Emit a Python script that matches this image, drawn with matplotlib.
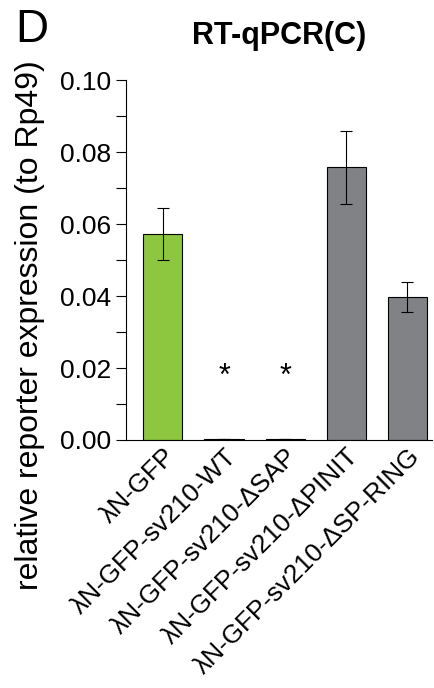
import numpy as np
import matplotlib.pyplot as plt
from matplotlib.ticker import MultipleLocator

plt.rcParams['font.family'] = ['Liberation Sans', 'DejaVu Sans']

labels = ['λN-GFP', 'λN-GFP-sv210-WT', 'λN-GFP-sv210-ΔSAP',
          'λN-GFP-sv210-ΔPINIT', 'λN-GFP-sv210-ΔSP-RING']
values = [0.0573, 0.0003, 0.0003, 0.0758, 0.0397]
errors = [0.0072, 0.0, 0.0, 0.0102, 0.0042]
colors = ['#8dc63f', '#808285', '#808285', '#808285', '#808285']
stars = [1, 2]  # bars marked significant

fig = plt.figure(figsize=(4.35, 6.88), dpi=100)
ax = fig.add_axes([0.29, 0.3605, 0.703, 0.523])

x = np.arange(len(labels))
ax.bar(x, values, width=0.64, color=colors, edgecolor='black', linewidth=0.8)
ax.errorbar(x, values, yerr=errors, fmt='none', ecolor='black',
            elinewidth=0.8, capsize=4, capthick=0.8)
for i in stars:
    ax.text(i, 0.0175, '*', ha='center', va='center', fontsize=22)

ax.set_xlim(-0.6, 4.4)
ax.set_ylim(0, 0.1)
ax.yaxis.set_major_locator(MultipleLocator(0.02))
ax.yaxis.set_minor_locator(MultipleLocator(0.01))
ax.yaxis.set_major_formatter(plt.FormatStrFormatter('%.2f'))
ax.tick_params(axis='y', which='both', length=7, width=0.8, labelsize=19, pad=4)
ax.tick_params(axis='x', length=0, labelsize=18.8, pad=3)
ax.set_xticks(x)
ax.set_xticklabels(labels, rotation=45, ha='right', rotation_mode='anchor')

for s in ['top', 'right']:
    ax.spines[s].set_visible(False)
for s in ['left', 'bottom']:
    ax.spines[s].set_linewidth(0.8)

fig.text(0.068, 0.527, 'relative reporter expression (to Rp49)', fontsize=23,
         rotation=90, ha='center', va='center')
ax.set_title('RT-qPCR(C)', fontsize=22, fontweight='bold', pad=26)
fig.text(0.035, 0.957, 'D', fontsize=33, ha='left', va='center')

fig.savefig('out.png', dpi=100)
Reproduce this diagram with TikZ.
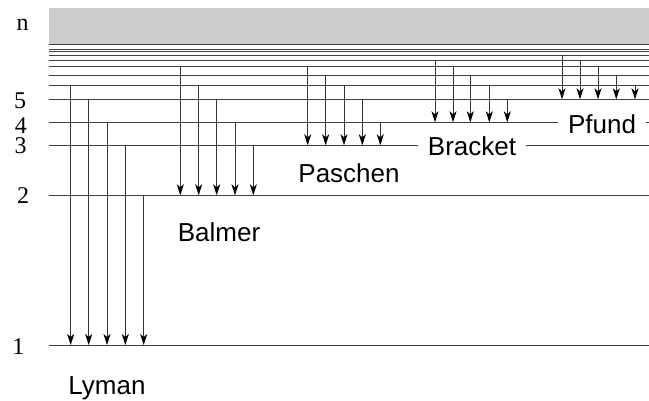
****
### SET PROBLEM
Pictures stay out. Print the data exactly, from its first line through the line containing "stars = [1, 2]".

### TASK RESPONSE
Emit a Python script that matches this image, drawn with matplotlib.
import numpy as np
import matplotlib.pyplot as plt
from matplotlib.ticker import MultipleLocator

plt.rcParams['font.family'] = ['Liberation Sans', 'DejaVu Sans']

labels = ['λN-GFP', 'λN-GFP-sv210-WT', 'λN-GFP-sv210-ΔSAP',
          'λN-GFP-sv210-ΔPINIT', 'λN-GFP-sv210-ΔSP-RING']
values = [0.0573, 0.0003, 0.0003, 0.0758, 0.0397]
errors = [0.0072, 0.0, 0.0, 0.0102, 0.0042]
colors = ['#8dc63f', '#808285', '#808285', '#808285', '#808285']
stars = [1, 2]  # bars marked significant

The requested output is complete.